Each line below should be retyped exactly, with no pictures.

- RECORDED INFORMATION -
☆ ☆ ☆ ☆

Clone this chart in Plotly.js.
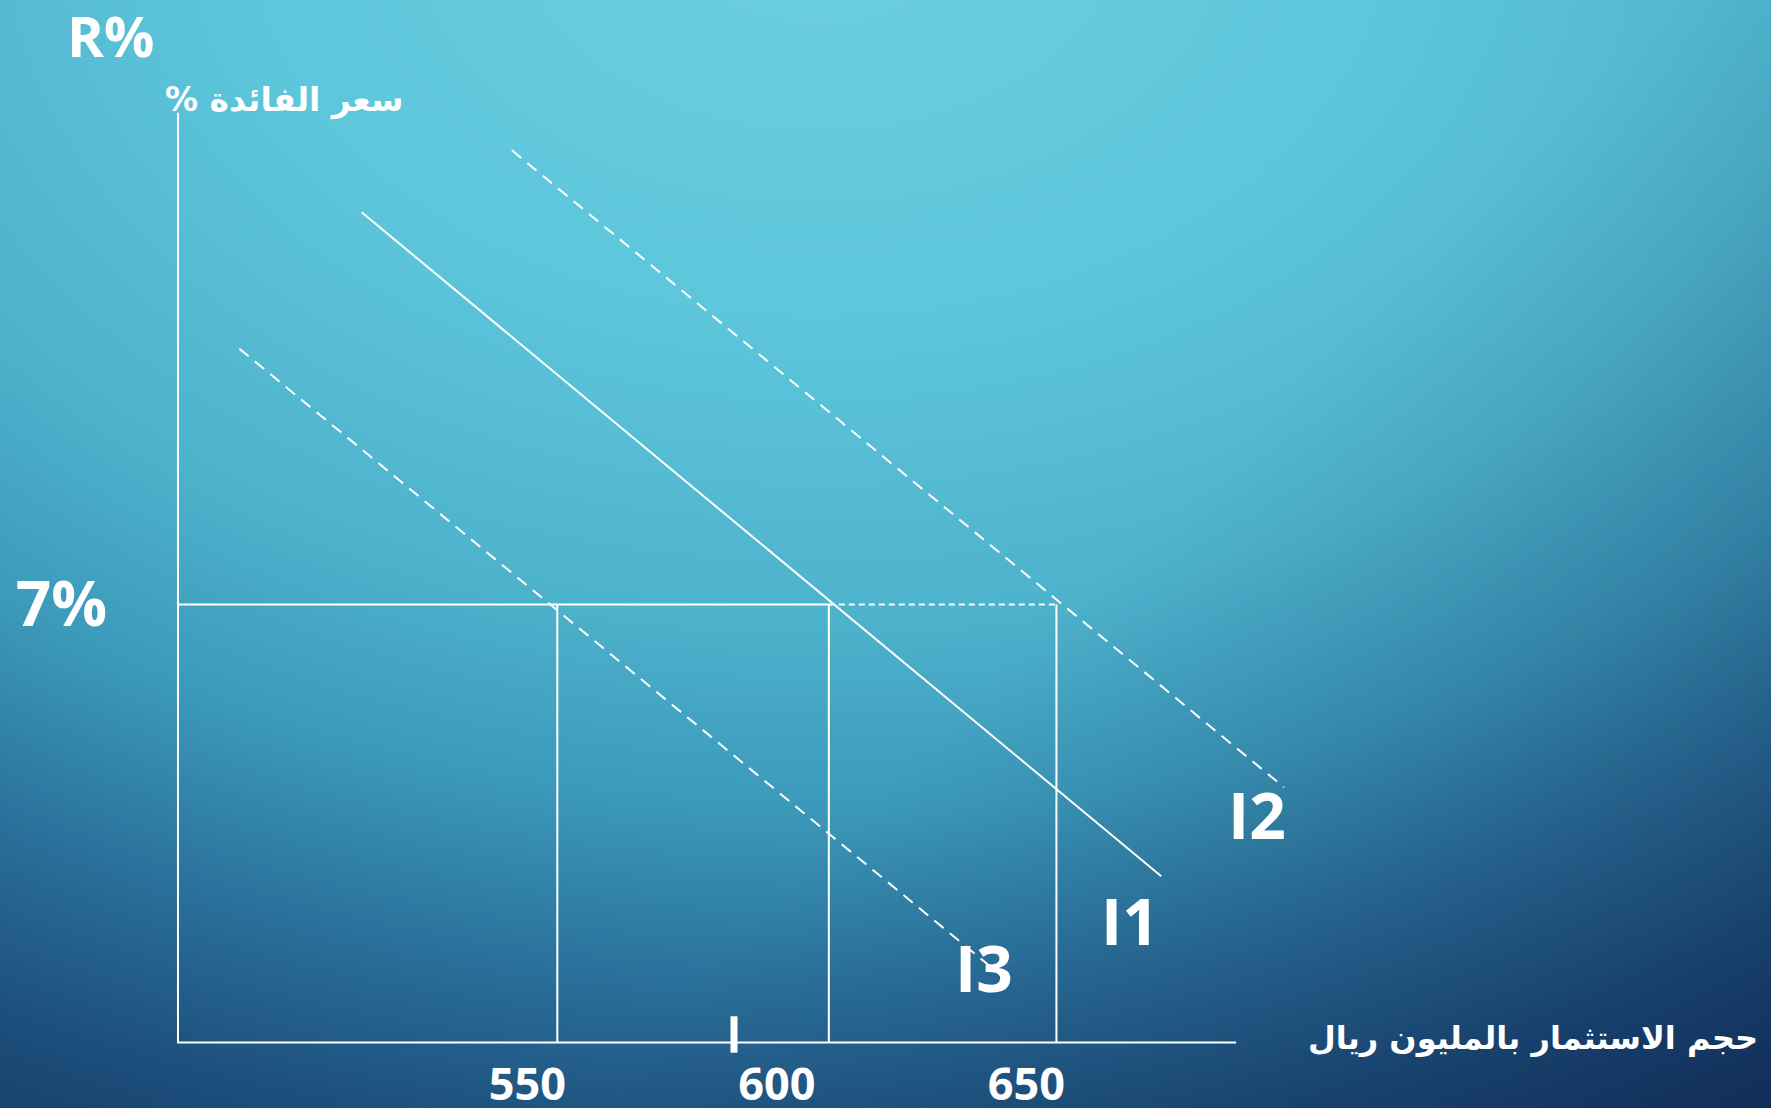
<!DOCTYPE html>
<html>
<head>
<meta charset="utf-8">
<script src="https://cdn.plot.ly/plotly-3.0.1.min.js"></script>
<style>
  html, body { margin: 0; padding: 0; width: 1771px; height: 1108px; overflow: hidden; }
  body {
    background:
      linear-gradient(135deg, rgba(0,0,0,0) 58%, rgba(8,18,60,0.35) 100%),
      radial-gradient(ellipse 1950px 1350px at 820px -80px, #6ccfe0 0%, #5dc6db 30%, #4db2cc 52%, #3b98b9 66%, #2a709a 79%, #1d4f7c 91%, #163d69 100%);
  }
  #chart { width: 1771px; height: 1108px; }
</style>
</head>
<body>
<div id="chart"></div>
<script>
// ---- data ----
const xTickVals = [550, 600, 650];
const xTickText = ['550', '600', '650'];
const yTickVals = [7];
const yTickText = ['7%'];
const rate = 7;                         // interest rate level (%)
const investLevels = [550, 604.4, 650]; // investment at 7% on I3, I1, I2
const axisOriginX = 474, axisEndX = 686, axisTopY = 14.86;

const i1X = [510.8, 671.0], i1Y = [13.27, 2.66];
const i2X = [540.9, 695.6], i2Y = [14.26, 4.08];
const i3X = [486.3, 640.8], i3Y = [11.09, 0.95];

const curveNames = ['I1', 'I2', 'I3'];
const labelX = [664.7, 690.2, 635.5];
const labelY = [1.95, 3.65, 1.2];

const strayMarkX = [585.4], strayMarkY = [0.13];

const yTitle = 'R%';
const yTitle2 = 'سعر الفائدة %\u200F';
const xTitle = 'حجم الاستثمار بالمليون ريال';

// ---- traces ----
const W = '#ffffff';
const traces = [];
traces.push({x: [axisOriginX, axisOriginX, axisEndX], y: [axisTopY, 0, 0], mode: 'lines',
  line: {color: W, width: 2}, hoverinfo: 'skip'});
traces.push({x: [axisOriginX, investLevels[1]], y: [rate, rate], mode: 'lines',
  line: {color: W, width: 2}, hoverinfo: 'skip'});
traces.push({x: [investLevels[1], investLevels[2]], y: [rate, rate], mode: 'lines',
  line: {color: W, width: 2, dash: '6px,4px'}, hoverinfo: 'skip'});
const vx = [], vy = [];
investLevels.forEach(v => { vx.push(v, v, null); vy.push(rate, 0, null); });
traces.push({x: vx, y: vy, mode: 'lines', line: {color: W, width: 2}, hoverinfo: 'skip'});
traces.push({x: i1X, y: i1Y, mode: 'lines', line: {color: W, width: 2}, name: 'I1'});
traces.push({x: i2X, y: i2Y, mode: 'lines', line: {color: W, width: 2, dash: '12px,8px'}, name: 'I2'});
traces.push({x: i3X, y: i3Y, mode: 'lines', line: {color: W, width: 2, dash: '12px,8px'}, name: 'I3'});
traces.push({x: strayMarkX, y: strayMarkY, mode: 'markers', cliponaxis: false,
  marker: {symbol: 'line-ns', size: 26, color: W, line: {color: W, width: 7}}, hoverinfo: 'skip'});

const M = {l: 168, r: 470, t: 104, b: 56};
const PW = 1771 - M.l - M.r, PH = 1108 - M.t - M.b;
const bigFont = {family: 'Open Sans, Lato, sans-serif', color: W, weight: 700};
const annotations = curveNames.map((n, i) => ({
  x: labelX[i], y: labelY[i], xref: 'x', yref: 'y', text: n, showarrow: false,
  xanchor: 'center', yanchor: 'middle',
  font: Object.assign({}, bigFont, {size: 64})
}));
function paperAnn(px, py, text, font) {
  return {x: (px - M.l) / PW, y: (1108 - M.b - py) / PH, xref: 'paper', yref: 'paper',
    text: text, showarrow: false, xanchor: 'center', yanchor: 'middle', font: font};
}
annotations.push(paperAnn(110, 35, yTitle, Object.assign({}, bigFont, {size: 56})));
annotations.push(paperAnn(284, 100, yTitle2, {family: 'DejaVu Sans, sans-serif', color: W, size: 33, weight: 700}));
annotations.push(paperAnn(1533, 1038, xTitle, {family: 'DejaVu Sans, sans-serif', color: W, size: 32, weight: 700}));

const layout = {
  width: 1771, height: 1108,
  margin: {l: M.l, r: M.r, t: M.t, b: M.b, pad: 0},
  paper_bgcolor: 'rgba(0,0,0,0)', plot_bgcolor: 'rgba(0,0,0,0)',
  showlegend: false,
  xaxis: {range: [472, 699], showgrid: false, zeroline: false, showline: false,
    tickvals: xTickVals, ticktext: xTickText, ticks: '', ticklabelshift: -30, ticklabelstandoff: 2,
    tickfont: Object.assign({}, bigFont, {size: 45}), fixedrange: true},
  yaxis: {range: [-0.15, 15.0], showgrid: false, zeroline: false, showline: false,
    tickvals: yTickVals, ticktext: yTickText, ticks: '', ticklabelstandoff: 60,
    tickfont: Object.assign({}, bigFont, {size: 62}), fixedrange: true},
  annotations: annotations
};

Plotly.newPlot('chart', traces, layout, {displayModeBar: false, staticPlot: true});
</script>
</body>
</html>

☆ ☆ ☆ ☆

- ANSWER BELOW -
Clone this chart in Plotly.js.
<!DOCTYPE html>
<html>
<head>
<meta charset="utf-8">
<script src="https://cdn.plot.ly/plotly-3.0.1.min.js"></script>
<style>
  html, body { margin: 0; padding: 0; width: 1771px; height: 1108px; overflow: hidden; }
  body {
    background:
      linear-gradient(135deg, rgba(0,0,0,0) 58%, rgba(8,18,60,0.35) 100%),
      radial-gradient(ellipse 1950px 1350px at 820px -80px, #6ccfe0 0%, #5dc6db 30%, #4db2cc 52%, #3b98b9 66%, #2a709a 79%, #1d4f7c 91%, #163d69 100%);
  }
  #chart { width: 1771px; height: 1108px; }
</style>
</head>
<body>
<div id="chart"></div>
<script>
// ---- data ----
const xTickVals = [550, 600, 650];
const xTickText = ['550', '600', '650'];
const yTickVals = [7];
const yTickText = ['7%'];
const rate = 7;                         // interest rate level (%)
const investLevels = [550, 604.4, 650]; // investment at 7% on I3, I1, I2
const axisOriginX = 474, axisEndX = 686, axisTopY = 14.86;

const i1X = [510.8, 671.0], i1Y = [13.27, 2.66];
const i2X = [540.9, 695.6], i2Y = [14.26, 4.08];
const i3X = [486.3, 640.8], i3Y = [11.09, 0.95];

const curveNames = ['I1', 'I2', 'I3'];
const labelX = [664.7, 690.2, 635.5];
const labelY = [1.95, 3.65, 1.2];

const strayMarkX = [585.4], strayMarkY = [0.13];

const yTitle = 'R%';
const yTitle2 = 'سعر الفائدة %\u200F';
const xTitle = 'حجم الاستثمار بالمليون ريال';

// ---- traces ----
const W = '#ffffff';
const traces = [];
traces.push({x: [axisOriginX, axisOriginX, axisEndX], y: [axisTopY, 0, 0], mode: 'lines',
  line: {color: W, width: 2}, hoverinfo: 'skip'});
traces.push({x: [axisOriginX, investLevels[1]], y: [rate, rate], mode: 'lines',
  line: {color: W, width: 2}, hoverinfo: 'skip'});
traces.push({x: [investLevels[1], investLevels[2]], y: [rate, rate], mode: 'lines',
  line: {color: W, width: 2, dash: '6px,4px'}, hoverinfo: 'skip'});
const vx = [], vy = [];
investLevels.forEach(v => { vx.push(v, v, null); vy.push(rate, 0, null); });
traces.push({x: vx, y: vy, mode: 'lines', line: {color: W, width: 2}, hoverinfo: 'skip'});
traces.push({x: i1X, y: i1Y, mode: 'lines', line: {color: W, width: 2}, name: 'I1'});
traces.push({x: i2X, y: i2Y, mode: 'lines', line: {color: W, width: 2, dash: '12px,8px'}, name: 'I2'});
traces.push({x: i3X, y: i3Y, mode: 'lines', line: {color: W, width: 2, dash: '12px,8px'}, name: 'I3'});
traces.push({x: strayMarkX, y: strayMarkY, mode: 'markers', cliponaxis: false,
  marker: {symbol: 'line-ns', size: 26, color: W, line: {color: W, width: 7}}, hoverinfo: 'skip'});

const M = {l: 168, r: 470, t: 104, b: 56};
const PW = 1771 - M.l - M.r, PH = 1108 - M.t - M.b;
const bigFont = {family: 'Open Sans, Lato, sans-serif', color: W, weight: 700};
const annotations = curveNames.map((n, i) => ({
  x: labelX[i], y: labelY[i], xref: 'x', yref: 'y', text: n, showarrow: false,
  xanchor: 'center', yanchor: 'middle',
  font: Object.assign({}, bigFont, {size: 64})
}));
function paperAnn(px, py, text, font) {
  return {x: (px - M.l) / PW, y: (1108 - M.b - py) / PH, xref: 'paper', yref: 'paper',
    text: text, showarrow: false, xanchor: 'center', yanchor: 'middle', font: font};
}
annotations.push(paperAnn(110, 35, yTitle, Object.assign({}, bigFont, {size: 56})));
annotations.push(paperAnn(284, 100, yTitle2, {family: 'DejaVu Sans, sans-serif', color: W, size: 33, weight: 700}));
annotations.push(paperAnn(1533, 1038, xTitle, {family: 'DejaVu Sans, sans-serif', color: W, size: 32, weight: 700}));

const layout = {
  width: 1771, height: 1108,
  margin: {l: M.l, r: M.r, t: M.t, b: M.b, pad: 0},
  paper_bgcolor: 'rgba(0,0,0,0)', plot_bgcolor: 'rgba(0,0,0,0)',
  showlegend: false,
  xaxis: {range: [472, 699], showgrid: false, zeroline: false, showline: false,
    tickvals: xTickVals, ticktext: xTickText, ticks: '', ticklabelshift: -30, ticklabelstandoff: 2,
    tickfont: Object.assign({}, bigFont, {size: 45}), fixedrange: true},
  yaxis: {range: [-0.15, 15.0], showgrid: false, zeroline: false, showline: false,
    tickvals: yTickVals, ticktext: yTickText, ticks: '', ticklabelstandoff: 60,
    tickfont: Object.assign({}, bigFont, {size: 62}), fixedrange: true},
  annotations: annotations
};

Plotly.newPlot('chart', traces, layout, {displayModeBar: false, staticPlot: true});
</script>
</body>
</html>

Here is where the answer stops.